▶ Set exercise
Write out each line that follows exactly as it stands, without the pictures.

▶ Data extract
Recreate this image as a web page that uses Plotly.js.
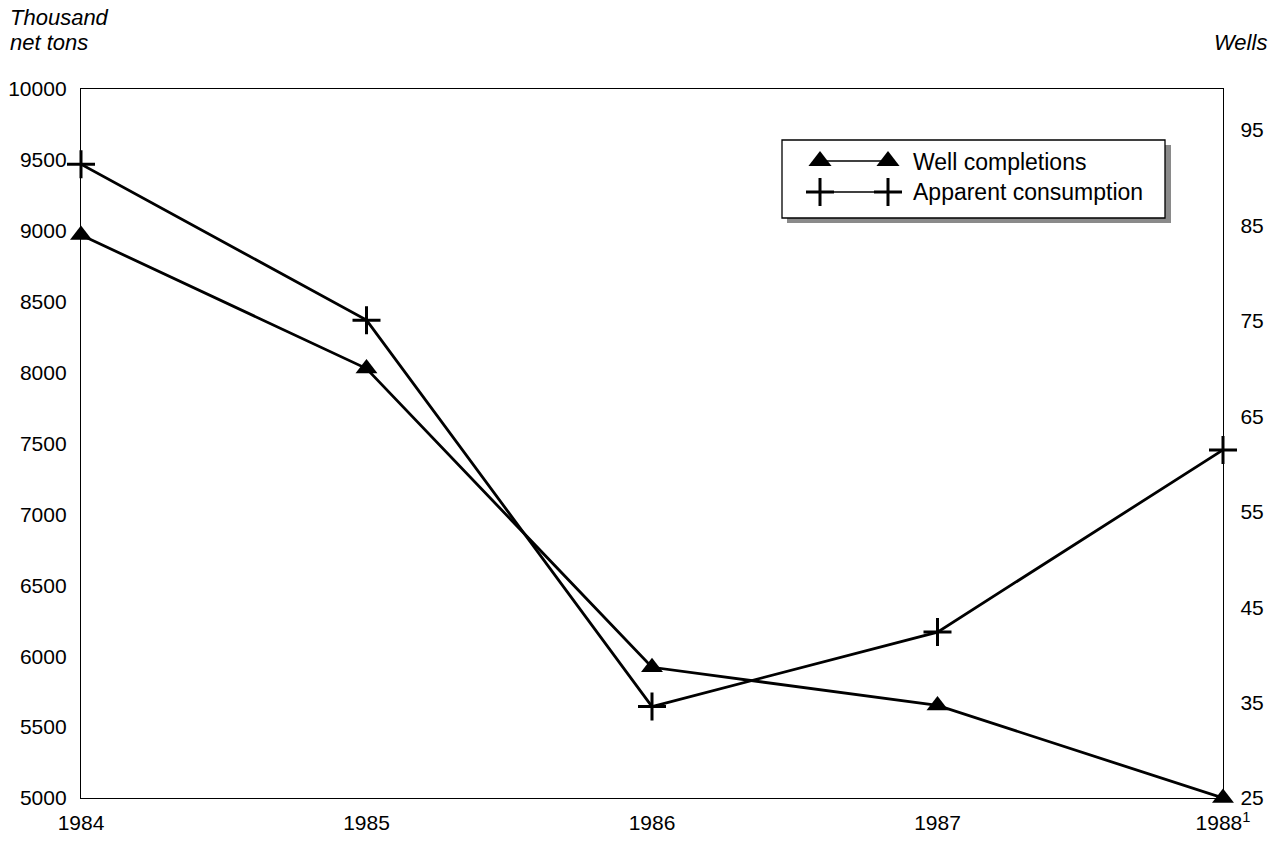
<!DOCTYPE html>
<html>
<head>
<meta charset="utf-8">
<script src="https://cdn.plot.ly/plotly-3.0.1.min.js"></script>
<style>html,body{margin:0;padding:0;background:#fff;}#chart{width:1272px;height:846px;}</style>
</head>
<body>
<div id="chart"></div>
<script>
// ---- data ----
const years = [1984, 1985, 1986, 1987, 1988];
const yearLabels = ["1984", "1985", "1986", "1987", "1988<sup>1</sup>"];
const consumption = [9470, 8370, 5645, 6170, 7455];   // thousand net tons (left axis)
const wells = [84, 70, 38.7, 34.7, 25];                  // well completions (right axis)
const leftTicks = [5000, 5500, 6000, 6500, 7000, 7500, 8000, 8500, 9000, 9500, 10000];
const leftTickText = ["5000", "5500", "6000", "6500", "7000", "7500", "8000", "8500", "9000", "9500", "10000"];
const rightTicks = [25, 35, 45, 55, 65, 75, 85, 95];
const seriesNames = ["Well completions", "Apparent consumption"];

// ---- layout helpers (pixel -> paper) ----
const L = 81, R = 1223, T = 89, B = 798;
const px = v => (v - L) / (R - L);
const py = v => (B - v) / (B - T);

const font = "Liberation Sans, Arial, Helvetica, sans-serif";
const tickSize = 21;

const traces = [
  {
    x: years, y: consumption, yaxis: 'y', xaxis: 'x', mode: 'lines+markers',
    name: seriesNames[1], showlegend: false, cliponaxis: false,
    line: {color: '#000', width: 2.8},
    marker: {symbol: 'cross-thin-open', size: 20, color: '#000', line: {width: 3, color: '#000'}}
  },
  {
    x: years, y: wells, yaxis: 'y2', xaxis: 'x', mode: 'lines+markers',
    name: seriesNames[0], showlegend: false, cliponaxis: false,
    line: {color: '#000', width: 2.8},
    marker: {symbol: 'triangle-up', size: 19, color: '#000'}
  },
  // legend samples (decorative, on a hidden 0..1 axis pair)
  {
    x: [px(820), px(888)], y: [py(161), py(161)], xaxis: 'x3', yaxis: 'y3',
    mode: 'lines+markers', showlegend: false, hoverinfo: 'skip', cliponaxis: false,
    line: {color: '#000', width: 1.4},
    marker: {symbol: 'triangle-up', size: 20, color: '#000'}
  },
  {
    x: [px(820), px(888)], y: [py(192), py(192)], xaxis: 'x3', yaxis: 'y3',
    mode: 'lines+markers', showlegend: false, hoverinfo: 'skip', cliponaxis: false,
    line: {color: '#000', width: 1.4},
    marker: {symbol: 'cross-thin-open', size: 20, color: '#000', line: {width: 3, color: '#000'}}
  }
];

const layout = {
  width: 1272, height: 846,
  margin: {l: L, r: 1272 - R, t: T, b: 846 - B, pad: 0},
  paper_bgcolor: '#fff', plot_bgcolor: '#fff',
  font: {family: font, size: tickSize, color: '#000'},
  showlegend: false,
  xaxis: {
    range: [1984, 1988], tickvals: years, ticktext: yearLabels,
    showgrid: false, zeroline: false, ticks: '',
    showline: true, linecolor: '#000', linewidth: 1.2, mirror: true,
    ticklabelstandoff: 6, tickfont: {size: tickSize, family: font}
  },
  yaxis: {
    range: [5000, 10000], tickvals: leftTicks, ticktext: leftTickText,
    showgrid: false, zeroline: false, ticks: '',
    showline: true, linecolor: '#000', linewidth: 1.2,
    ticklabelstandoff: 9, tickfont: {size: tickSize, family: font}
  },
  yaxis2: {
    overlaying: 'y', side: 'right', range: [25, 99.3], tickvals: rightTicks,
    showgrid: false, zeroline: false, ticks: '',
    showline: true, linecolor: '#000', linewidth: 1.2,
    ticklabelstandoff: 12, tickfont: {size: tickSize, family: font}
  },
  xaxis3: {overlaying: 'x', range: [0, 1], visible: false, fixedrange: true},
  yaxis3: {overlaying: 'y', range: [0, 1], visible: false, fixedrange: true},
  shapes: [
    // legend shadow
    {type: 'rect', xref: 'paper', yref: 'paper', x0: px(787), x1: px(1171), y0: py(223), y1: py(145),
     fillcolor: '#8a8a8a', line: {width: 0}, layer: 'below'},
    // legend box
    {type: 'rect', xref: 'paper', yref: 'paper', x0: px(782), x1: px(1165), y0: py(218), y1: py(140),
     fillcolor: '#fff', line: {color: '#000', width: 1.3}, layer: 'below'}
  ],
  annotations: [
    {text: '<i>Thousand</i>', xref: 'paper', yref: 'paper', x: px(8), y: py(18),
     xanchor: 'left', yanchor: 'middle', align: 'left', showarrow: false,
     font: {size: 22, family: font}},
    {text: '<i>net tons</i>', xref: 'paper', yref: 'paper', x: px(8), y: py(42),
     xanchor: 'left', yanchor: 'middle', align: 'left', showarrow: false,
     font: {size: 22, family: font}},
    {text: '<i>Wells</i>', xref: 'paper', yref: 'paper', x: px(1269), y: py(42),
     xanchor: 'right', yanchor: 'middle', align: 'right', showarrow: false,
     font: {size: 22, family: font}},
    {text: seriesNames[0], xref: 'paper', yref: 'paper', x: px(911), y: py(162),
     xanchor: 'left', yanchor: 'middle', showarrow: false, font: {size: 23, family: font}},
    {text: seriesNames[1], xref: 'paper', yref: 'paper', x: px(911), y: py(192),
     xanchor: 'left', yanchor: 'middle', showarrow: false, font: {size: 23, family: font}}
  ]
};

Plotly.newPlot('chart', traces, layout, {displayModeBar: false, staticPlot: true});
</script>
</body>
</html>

▶ Complete response
Recreate this image as a web page that uses Plotly.js.
<!DOCTYPE html>
<html>
<head>
<meta charset="utf-8">
<script src="https://cdn.plot.ly/plotly-3.0.1.min.js"></script>
<style>html,body{margin:0;padding:0;background:#fff;}#chart{width:1272px;height:846px;}</style>
</head>
<body>
<div id="chart"></div>
<script>
// ---- data ----
const years = [1984, 1985, 1986, 1987, 1988];
const yearLabels = ["1984", "1985", "1986", "1987", "1988<sup>1</sup>"];
const consumption = [9470, 8370, 5645, 6170, 7455];   // thousand net tons (left axis)
const wells = [84, 70, 38.7, 34.7, 25];                  // well completions (right axis)
const leftTicks = [5000, 5500, 6000, 6500, 7000, 7500, 8000, 8500, 9000, 9500, 10000];
const leftTickText = ["5000", "5500", "6000", "6500", "7000", "7500", "8000", "8500", "9000", "9500", "10000"];
const rightTicks = [25, 35, 45, 55, 65, 75, 85, 95];
const seriesNames = ["Well completions", "Apparent consumption"];

// ---- layout helpers (pixel -> paper) ----
const L = 81, R = 1223, T = 89, B = 798;
const px = v => (v - L) / (R - L);
const py = v => (B - v) / (B - T);

const font = "Liberation Sans, Arial, Helvetica, sans-serif";
const tickSize = 21;

const traces = [
  {
    x: years, y: consumption, yaxis: 'y', xaxis: 'x', mode: 'lines+markers',
    name: seriesNames[1], showlegend: false, cliponaxis: false,
    line: {color: '#000', width: 2.8},
    marker: {symbol: 'cross-thin-open', size: 20, color: '#000', line: {width: 3, color: '#000'}}
  },
  {
    x: years, y: wells, yaxis: 'y2', xaxis: 'x', mode: 'lines+markers',
    name: seriesNames[0], showlegend: false, cliponaxis: false,
    line: {color: '#000', width: 2.8},
    marker: {symbol: 'triangle-up', size: 19, color: '#000'}
  },
  // legend samples (decorative, on a hidden 0..1 axis pair)
  {
    x: [px(820), px(888)], y: [py(161), py(161)], xaxis: 'x3', yaxis: 'y3',
    mode: 'lines+markers', showlegend: false, hoverinfo: 'skip', cliponaxis: false,
    line: {color: '#000', width: 1.4},
    marker: {symbol: 'triangle-up', size: 20, color: '#000'}
  },
  {
    x: [px(820), px(888)], y: [py(192), py(192)], xaxis: 'x3', yaxis: 'y3',
    mode: 'lines+markers', showlegend: false, hoverinfo: 'skip', cliponaxis: false,
    line: {color: '#000', width: 1.4},
    marker: {symbol: 'cross-thin-open', size: 20, color: '#000', line: {width: 3, color: '#000'}}
  }
];

const layout = {
  width: 1272, height: 846,
  margin: {l: L, r: 1272 - R, t: T, b: 846 - B, pad: 0},
  paper_bgcolor: '#fff', plot_bgcolor: '#fff',
  font: {family: font, size: tickSize, color: '#000'},
  showlegend: false,
  xaxis: {
    range: [1984, 1988], tickvals: years, ticktext: yearLabels,
    showgrid: false, zeroline: false, ticks: '',
    showline: true, linecolor: '#000', linewidth: 1.2, mirror: true,
    ticklabelstandoff: 6, tickfont: {size: tickSize, family: font}
  },
  yaxis: {
    range: [5000, 10000], tickvals: leftTicks, ticktext: leftTickText,
    showgrid: false, zeroline: false, ticks: '',
    showline: true, linecolor: '#000', linewidth: 1.2,
    ticklabelstandoff: 9, tickfont: {size: tickSize, family: font}
  },
  yaxis2: {
    overlaying: 'y', side: 'right', range: [25, 99.3], tickvals: rightTicks,
    showgrid: false, zeroline: false, ticks: '',
    showline: true, linecolor: '#000', linewidth: 1.2,
    ticklabelstandoff: 12, tickfont: {size: tickSize, family: font}
  },
  xaxis3: {overlaying: 'x', range: [0, 1], visible: false, fixedrange: true},
  yaxis3: {overlaying: 'y', range: [0, 1], visible: false, fixedrange: true},
  shapes: [
    // legend shadow
    {type: 'rect', xref: 'paper', yref: 'paper', x0: px(787), x1: px(1171), y0: py(223), y1: py(145),
     fillcolor: '#8a8a8a', line: {width: 0}, layer: 'below'},
    // legend box
    {type: 'rect', xref: 'paper', yref: 'paper', x0: px(782), x1: px(1165), y0: py(218), y1: py(140),
     fillcolor: '#fff', line: {color: '#000', width: 1.3}, layer: 'below'}
  ],
  annotations: [
    {text: '<i>Thousand</i>', xref: 'paper', yref: 'paper', x: px(8), y: py(18),
     xanchor: 'left', yanchor: 'middle', align: 'left', showarrow: false,
     font: {size: 22, family: font}},
    {text: '<i>net tons</i>', xref: 'paper', yref: 'paper', x: px(8), y: py(42),
     xanchor: 'left', yanchor: 'middle', align: 'left', showarrow: false,
     font: {size: 22, family: font}},
    {text: '<i>Wells</i>', xref: 'paper', yref: 'paper', x: px(1269), y: py(42),
     xanchor: 'right', yanchor: 'middle', align: 'right', showarrow: false,
     font: {size: 22, family: font}},
    {text: seriesNames[0], xref: 'paper', yref: 'paper', x: px(911), y: py(162),
     xanchor: 'left', yanchor: 'middle', showarrow: false, font: {size: 23, family: font}},
    {text: seriesNames[1], xref: 'paper', yref: 'paper', x: px(911), y: py(192),
     xanchor: 'left', yanchor: 'middle', showarrow: false, font: {size: 23, family: font}}
  ]
};

Plotly.newPlot('chart', traces, layout, {displayModeBar: false, staticPlot: true});
</script>
</body>
</html>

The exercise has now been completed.